I've posted about this before, but it can't hurt to do so again. Two pieces in today's Guardian draw attention to the growth of food poverty in this country and the work of food banks. From one of them:
Many people find it hard to believe that there are so many people who are hungry and in need in a country like Britain.
From the other:
Falling incomes and welfare spending cuts have triggered an explosion in demand for emergency food parcels as Britain's poorest families struggle to put a meal on the table, say charities.
.....
The Guardian's Breadline Britain investigation revealed last week that up to 3.6m UK households were at risk of slipping into poverty as a result of spiralling living costs, shrinking incomes and welfare benefit reforms.

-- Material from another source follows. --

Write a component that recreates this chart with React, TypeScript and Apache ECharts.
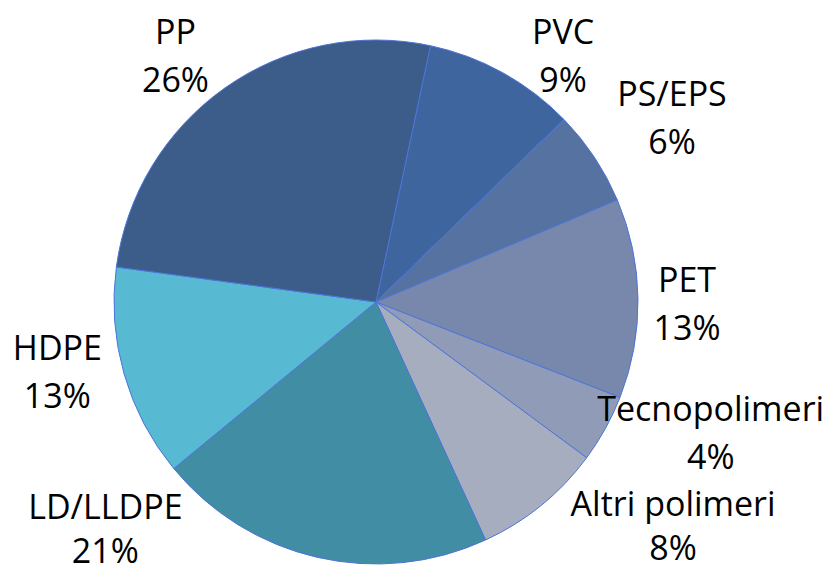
import React, { useEffect, useRef } from "react";
import * as echarts from "echarts";

const categories = ["PVC", "PS/EPS", "PET", "Tecnopolimeri", "Altri polimeri", "LD/LLDPE", "HDPE", "PP"];
const shares = [9.4, 5.9, 12.3, 4.2, 8.0, 20.9, 13.1, 26.2];
const percentLabels = ["9%", "6%", "13%", "4%", "8%", "21%", "13%", "26%"];

const sliceColors = ["#3e659e", "#5672a1", "#7887ac", "#909cb7", "#a6adbf", "#418ea4", "#58b9d3", "#3c5c8a"];
// label placement: [angle clockwise from 12 o'clock (deg), distance from centre (px)]
const labelPlacement: [number, number][] = [
  [37.1, 310], [58, 349], [90.2, 311], [111.2, 359], [127.8, 376], [229.3, 357], [257.8, 326], [320.9, 318],
];
// labels near the bottom edge use a compact line box so they stay inside the picture
const compactLabel = [false, false, false, false, true, true, false, false];

const CX = 376;
const CY = 302;
const R = 262;

const font = { fontFamily: "Open Sans", fontSize: 34, color: "#000000" };

export default function App() {
  const ref = useRef<HTMLDivElement>(null);
  useEffect(() => {
    document.body.style.margin = "0";
    const chart = echarts.init(ref.current!, undefined, { renderer: "svg" });
    chart.setOption({
      animation: false,
      backgroundColor: "#ffffff",
      series: [
        {
          type: "pie",
          center: [CX, CY],
          radius: [0, R],
          startAngle: 78,
          clockwise: true,
          avoidLabelOverlap: false,
          itemStyle: { borderColor: "#4d74d9", borderWidth: 1 },
          label: {
            show: true,
            position: "outside",
            ...font,
            align: "center",
            formatter: (p: any) => `{n|${p.name}}\n{v|${percentLabels[p.dataIndex]}}`,
            rich: {
              n: { ...font, lineHeight: 48 },
              v: { ...font, lineHeight: 48 },
            },
          },
          labelLine: { show: false },
          labelLayout: (p: any) => {
            const [a, d] = labelPlacement[p.dataIndex];
            const rad = (a * Math.PI) / 180;
            return {
              x: CX + d * Math.sin(rad),
              y: CY - d * Math.cos(rad) - (compactLabel[p.dataIndex] ? 14 : 0),
              align: "center",
              verticalAlign: "middle",
            };
          },
          data: categories.map((name, i) => ({
            name,
            value: shares[i],
            itemStyle: { color: sliceColors[i] },
            label: compactLabel[i]
              ? {
                  rich: {
                    n: { ...font, lineHeight: 58 },
                    v: { ...font, lineHeight: 30 },
                  },
                }
              : undefined,
          })),
        },
      ],
    });
    return () => chart.dispose();
  }, []);
  return <div ref={ref} style={{ width: 835, height: 575 }} />;
}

Since these times of economic and financial crisis began, there has been a certain amount of chat concerning the continued relevance of Marxism - or otherwise. This mostly centres on capitalism's endemic tendencies toward crisis and the possibility of some alternative to it. I won't go into any of that in the present post other than to say that the anti-capitalist left still has much work to do to persuade significant numbers of people, in any democratic electorate, of the viability of an alternative. Here I will only observe that among the continued attractions of Marxism, such as they are, is surely the thought that even in the wealthiest societies the world has known there are people struggling to feed their families, to feed their children - after capitalism has already had a pretty long historical lifespan - and that this state of affairs cannot possibly be accounted a just one.